> _Short task_
The line holding "const voltValues = [20, 20];" is the last one to output; start at the first line of the data, keep every line in between exactly, and leave out pictures.

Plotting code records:
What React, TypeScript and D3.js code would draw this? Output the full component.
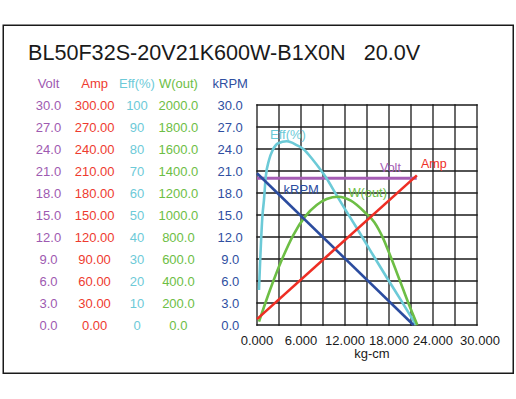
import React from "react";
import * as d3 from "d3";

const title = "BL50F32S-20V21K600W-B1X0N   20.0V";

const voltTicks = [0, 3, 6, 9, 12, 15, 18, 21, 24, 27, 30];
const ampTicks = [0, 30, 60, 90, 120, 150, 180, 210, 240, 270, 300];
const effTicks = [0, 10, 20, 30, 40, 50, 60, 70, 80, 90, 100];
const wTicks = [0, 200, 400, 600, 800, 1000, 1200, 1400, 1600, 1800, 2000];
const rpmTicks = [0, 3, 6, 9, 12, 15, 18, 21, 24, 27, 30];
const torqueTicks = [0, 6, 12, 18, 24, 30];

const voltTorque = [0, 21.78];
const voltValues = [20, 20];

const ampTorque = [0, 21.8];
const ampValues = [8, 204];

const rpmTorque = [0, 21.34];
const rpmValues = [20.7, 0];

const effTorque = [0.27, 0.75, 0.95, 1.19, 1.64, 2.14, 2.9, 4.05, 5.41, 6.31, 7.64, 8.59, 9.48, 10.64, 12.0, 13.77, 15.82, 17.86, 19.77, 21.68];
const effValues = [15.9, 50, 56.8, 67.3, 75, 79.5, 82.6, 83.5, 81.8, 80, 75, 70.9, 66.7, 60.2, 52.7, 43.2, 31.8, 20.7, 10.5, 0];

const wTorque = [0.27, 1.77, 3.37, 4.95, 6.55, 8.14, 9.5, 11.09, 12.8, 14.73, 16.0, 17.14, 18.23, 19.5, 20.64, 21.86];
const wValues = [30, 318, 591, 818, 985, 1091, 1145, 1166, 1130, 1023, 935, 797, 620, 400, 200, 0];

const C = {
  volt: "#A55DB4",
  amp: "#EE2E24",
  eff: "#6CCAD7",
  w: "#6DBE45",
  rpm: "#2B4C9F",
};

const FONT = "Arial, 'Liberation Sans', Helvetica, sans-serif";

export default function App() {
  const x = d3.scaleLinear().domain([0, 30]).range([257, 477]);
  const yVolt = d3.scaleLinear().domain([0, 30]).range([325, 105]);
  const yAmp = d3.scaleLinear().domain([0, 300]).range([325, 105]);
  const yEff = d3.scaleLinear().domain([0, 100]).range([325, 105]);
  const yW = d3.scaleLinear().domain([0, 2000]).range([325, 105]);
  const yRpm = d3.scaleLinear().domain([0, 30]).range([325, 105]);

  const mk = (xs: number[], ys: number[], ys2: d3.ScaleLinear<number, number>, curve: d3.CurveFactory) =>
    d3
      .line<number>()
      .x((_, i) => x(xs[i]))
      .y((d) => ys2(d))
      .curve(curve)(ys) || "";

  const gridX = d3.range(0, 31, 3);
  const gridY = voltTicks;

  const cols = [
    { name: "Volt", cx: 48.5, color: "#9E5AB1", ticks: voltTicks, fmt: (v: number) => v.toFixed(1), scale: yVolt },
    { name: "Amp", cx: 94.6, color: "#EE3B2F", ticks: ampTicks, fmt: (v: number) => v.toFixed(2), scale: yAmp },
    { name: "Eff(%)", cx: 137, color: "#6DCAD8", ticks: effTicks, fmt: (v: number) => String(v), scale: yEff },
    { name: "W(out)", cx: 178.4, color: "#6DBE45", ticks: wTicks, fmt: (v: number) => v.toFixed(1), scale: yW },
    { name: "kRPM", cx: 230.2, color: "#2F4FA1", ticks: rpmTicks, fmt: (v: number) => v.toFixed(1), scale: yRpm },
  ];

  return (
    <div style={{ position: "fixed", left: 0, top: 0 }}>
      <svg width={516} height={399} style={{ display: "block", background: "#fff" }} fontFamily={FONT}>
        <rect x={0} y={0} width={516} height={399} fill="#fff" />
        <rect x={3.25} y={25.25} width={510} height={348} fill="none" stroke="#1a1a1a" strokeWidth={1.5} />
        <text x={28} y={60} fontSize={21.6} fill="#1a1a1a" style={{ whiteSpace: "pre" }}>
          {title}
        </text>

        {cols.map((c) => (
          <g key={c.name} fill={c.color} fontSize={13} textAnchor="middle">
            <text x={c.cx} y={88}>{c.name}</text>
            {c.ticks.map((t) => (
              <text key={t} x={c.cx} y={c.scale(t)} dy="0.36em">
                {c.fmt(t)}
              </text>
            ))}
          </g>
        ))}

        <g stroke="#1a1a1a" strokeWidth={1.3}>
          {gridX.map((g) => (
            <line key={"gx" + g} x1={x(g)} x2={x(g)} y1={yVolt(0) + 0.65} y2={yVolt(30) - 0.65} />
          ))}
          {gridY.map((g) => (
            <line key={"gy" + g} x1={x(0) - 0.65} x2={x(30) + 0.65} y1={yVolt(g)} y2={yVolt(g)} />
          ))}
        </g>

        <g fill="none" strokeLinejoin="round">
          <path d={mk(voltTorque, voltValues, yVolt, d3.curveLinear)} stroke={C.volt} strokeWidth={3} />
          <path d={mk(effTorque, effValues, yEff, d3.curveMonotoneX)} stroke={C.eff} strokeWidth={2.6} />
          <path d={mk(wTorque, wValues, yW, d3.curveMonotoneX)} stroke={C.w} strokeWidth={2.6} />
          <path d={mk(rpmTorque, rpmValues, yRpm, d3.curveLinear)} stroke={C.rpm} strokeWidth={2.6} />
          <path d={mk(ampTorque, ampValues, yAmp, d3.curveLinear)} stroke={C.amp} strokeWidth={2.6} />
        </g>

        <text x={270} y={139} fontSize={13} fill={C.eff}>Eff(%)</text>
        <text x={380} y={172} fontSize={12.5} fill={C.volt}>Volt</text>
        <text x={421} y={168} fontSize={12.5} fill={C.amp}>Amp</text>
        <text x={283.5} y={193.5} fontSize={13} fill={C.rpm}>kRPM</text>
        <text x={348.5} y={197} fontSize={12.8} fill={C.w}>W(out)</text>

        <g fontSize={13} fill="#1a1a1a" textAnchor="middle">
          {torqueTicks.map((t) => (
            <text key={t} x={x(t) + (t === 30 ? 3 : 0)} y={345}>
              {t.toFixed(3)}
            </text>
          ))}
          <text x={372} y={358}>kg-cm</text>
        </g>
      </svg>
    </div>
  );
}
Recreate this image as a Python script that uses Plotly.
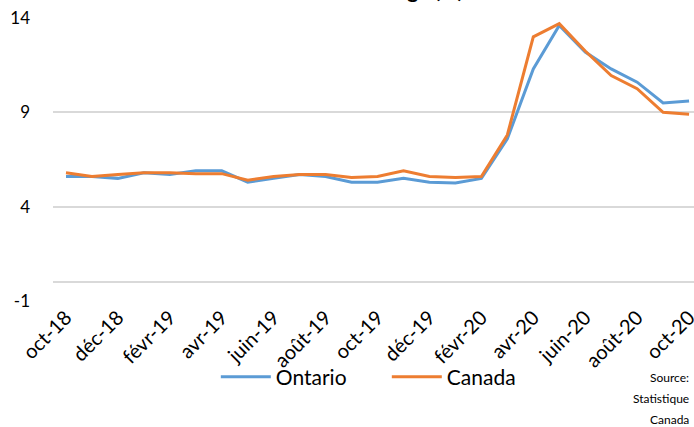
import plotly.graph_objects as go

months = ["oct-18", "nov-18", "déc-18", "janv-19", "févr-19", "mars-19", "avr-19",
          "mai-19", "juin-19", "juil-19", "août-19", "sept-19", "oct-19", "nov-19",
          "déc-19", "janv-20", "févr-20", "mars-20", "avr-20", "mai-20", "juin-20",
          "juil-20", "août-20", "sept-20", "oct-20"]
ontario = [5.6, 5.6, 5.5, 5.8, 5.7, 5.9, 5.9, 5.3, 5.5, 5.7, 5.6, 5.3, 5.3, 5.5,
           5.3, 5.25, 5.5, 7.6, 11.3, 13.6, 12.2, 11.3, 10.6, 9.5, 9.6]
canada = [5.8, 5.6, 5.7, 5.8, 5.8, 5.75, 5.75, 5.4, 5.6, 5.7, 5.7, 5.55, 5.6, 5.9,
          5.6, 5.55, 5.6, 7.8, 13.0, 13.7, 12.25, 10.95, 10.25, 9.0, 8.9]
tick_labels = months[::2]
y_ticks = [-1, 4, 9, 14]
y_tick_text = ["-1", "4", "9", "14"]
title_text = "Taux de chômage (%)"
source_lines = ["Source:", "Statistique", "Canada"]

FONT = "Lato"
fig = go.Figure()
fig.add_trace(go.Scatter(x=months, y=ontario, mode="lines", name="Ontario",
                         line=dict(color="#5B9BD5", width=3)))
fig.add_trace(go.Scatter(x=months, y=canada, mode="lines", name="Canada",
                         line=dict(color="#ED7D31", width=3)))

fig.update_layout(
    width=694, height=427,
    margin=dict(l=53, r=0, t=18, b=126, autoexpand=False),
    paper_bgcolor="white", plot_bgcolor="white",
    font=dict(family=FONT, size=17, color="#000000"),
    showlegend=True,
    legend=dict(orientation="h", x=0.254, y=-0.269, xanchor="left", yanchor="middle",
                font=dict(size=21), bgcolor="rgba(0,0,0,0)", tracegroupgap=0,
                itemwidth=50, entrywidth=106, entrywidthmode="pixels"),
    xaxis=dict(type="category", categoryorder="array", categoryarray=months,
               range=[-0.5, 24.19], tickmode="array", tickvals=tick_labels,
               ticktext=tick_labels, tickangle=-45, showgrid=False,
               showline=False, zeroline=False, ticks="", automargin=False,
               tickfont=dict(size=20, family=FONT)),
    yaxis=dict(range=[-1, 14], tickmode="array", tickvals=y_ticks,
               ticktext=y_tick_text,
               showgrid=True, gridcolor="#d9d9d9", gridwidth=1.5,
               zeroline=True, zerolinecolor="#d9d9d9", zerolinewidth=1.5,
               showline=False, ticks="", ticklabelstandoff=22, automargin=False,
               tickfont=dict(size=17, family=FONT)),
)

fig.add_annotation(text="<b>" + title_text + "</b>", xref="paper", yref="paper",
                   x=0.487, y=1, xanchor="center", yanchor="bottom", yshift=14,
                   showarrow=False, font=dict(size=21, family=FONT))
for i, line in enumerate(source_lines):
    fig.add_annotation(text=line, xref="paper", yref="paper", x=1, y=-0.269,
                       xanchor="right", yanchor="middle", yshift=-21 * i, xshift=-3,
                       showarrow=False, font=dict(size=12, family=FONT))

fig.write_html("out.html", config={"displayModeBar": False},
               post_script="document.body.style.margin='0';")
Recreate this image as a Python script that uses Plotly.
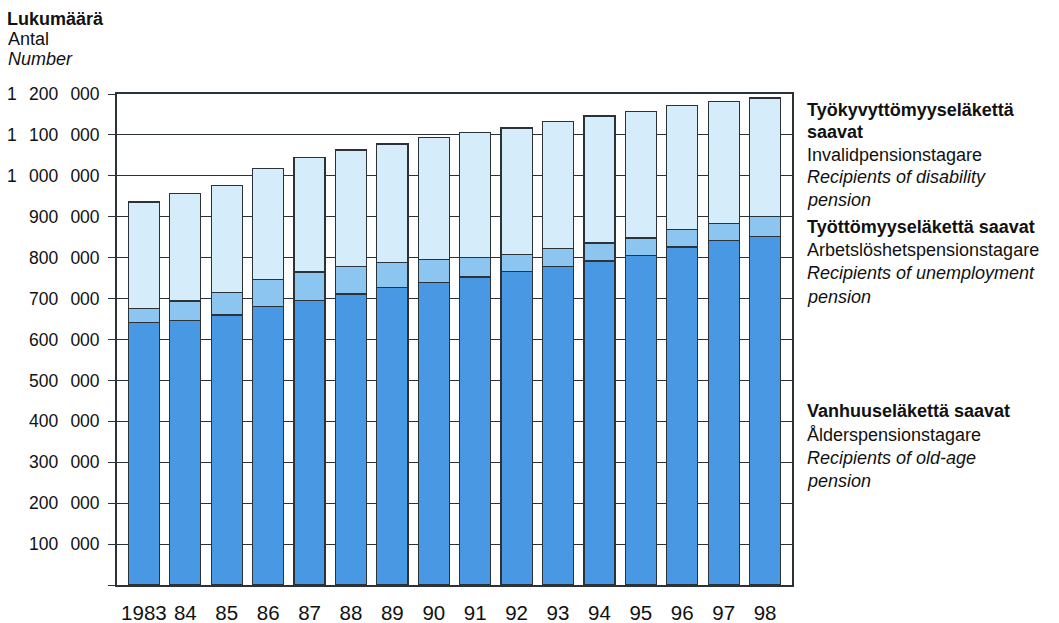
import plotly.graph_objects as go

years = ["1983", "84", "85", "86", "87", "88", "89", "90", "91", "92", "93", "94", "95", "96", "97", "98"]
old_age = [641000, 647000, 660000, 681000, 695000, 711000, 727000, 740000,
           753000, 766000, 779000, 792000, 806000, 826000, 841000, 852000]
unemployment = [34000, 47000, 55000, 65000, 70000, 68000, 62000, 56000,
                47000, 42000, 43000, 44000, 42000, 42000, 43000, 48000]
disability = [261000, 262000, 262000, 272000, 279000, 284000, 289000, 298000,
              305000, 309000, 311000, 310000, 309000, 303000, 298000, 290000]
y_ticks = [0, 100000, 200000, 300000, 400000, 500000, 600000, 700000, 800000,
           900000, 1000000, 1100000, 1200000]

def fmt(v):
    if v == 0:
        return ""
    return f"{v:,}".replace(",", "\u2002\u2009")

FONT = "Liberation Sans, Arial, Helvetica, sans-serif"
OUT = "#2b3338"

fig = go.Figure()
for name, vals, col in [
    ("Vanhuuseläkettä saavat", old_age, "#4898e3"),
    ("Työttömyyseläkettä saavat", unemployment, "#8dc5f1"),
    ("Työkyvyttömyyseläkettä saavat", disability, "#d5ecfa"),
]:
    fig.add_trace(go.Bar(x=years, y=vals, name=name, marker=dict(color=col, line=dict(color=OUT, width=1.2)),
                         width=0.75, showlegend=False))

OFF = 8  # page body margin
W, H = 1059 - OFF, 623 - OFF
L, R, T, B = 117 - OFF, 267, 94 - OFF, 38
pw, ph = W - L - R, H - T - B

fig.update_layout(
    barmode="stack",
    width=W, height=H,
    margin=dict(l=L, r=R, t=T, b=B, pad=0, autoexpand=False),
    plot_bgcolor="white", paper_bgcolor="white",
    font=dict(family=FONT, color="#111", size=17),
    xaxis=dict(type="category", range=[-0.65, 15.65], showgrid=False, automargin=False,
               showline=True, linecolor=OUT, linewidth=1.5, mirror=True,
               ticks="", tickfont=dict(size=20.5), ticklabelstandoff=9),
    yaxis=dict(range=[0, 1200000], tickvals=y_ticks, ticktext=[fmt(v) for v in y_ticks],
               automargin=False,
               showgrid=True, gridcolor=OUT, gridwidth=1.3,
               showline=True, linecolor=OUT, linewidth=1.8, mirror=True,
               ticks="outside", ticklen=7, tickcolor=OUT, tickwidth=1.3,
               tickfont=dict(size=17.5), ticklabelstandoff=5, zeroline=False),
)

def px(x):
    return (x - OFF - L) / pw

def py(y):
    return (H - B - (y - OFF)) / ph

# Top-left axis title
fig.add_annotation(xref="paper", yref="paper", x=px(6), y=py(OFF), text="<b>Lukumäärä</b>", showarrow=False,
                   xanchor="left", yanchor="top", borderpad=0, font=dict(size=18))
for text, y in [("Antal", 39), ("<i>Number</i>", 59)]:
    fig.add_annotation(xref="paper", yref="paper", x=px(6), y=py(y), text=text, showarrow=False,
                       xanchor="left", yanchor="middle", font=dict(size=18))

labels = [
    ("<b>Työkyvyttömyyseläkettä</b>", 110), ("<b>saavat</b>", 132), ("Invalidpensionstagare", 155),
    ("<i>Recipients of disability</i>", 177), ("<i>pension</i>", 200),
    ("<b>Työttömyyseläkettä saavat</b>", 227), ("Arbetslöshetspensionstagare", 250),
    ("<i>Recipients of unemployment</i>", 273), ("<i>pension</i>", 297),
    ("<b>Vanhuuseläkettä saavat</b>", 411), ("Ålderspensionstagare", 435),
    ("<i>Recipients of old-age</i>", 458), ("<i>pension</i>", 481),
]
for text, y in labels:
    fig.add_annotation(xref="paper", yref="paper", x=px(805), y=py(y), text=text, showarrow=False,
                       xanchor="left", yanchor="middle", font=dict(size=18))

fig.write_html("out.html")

> _Task answer_
What React, TypeScript and D3.js code would draw this? Output the full component.
import React from "react";
import * as d3 from "d3";

const title = "BL50F32S-20V21K600W-B1X0N   20.0V";

const voltTicks = [0, 3, 6, 9, 12, 15, 18, 21, 24, 27, 30];
const ampTicks = [0, 30, 60, 90, 120, 150, 180, 210, 240, 270, 300];
const effTicks = [0, 10, 20, 30, 40, 50, 60, 70, 80, 90, 100];
const wTicks = [0, 200, 400, 600, 800, 1000, 1200, 1400, 1600, 1800, 2000];
const rpmTicks = [0, 3, 6, 9, 12, 15, 18, 21, 24, 27, 30];
const torqueTicks = [0, 6, 12, 18, 24, 30];

const voltTorque = [0, 21.78];
const voltValues = [20, 20];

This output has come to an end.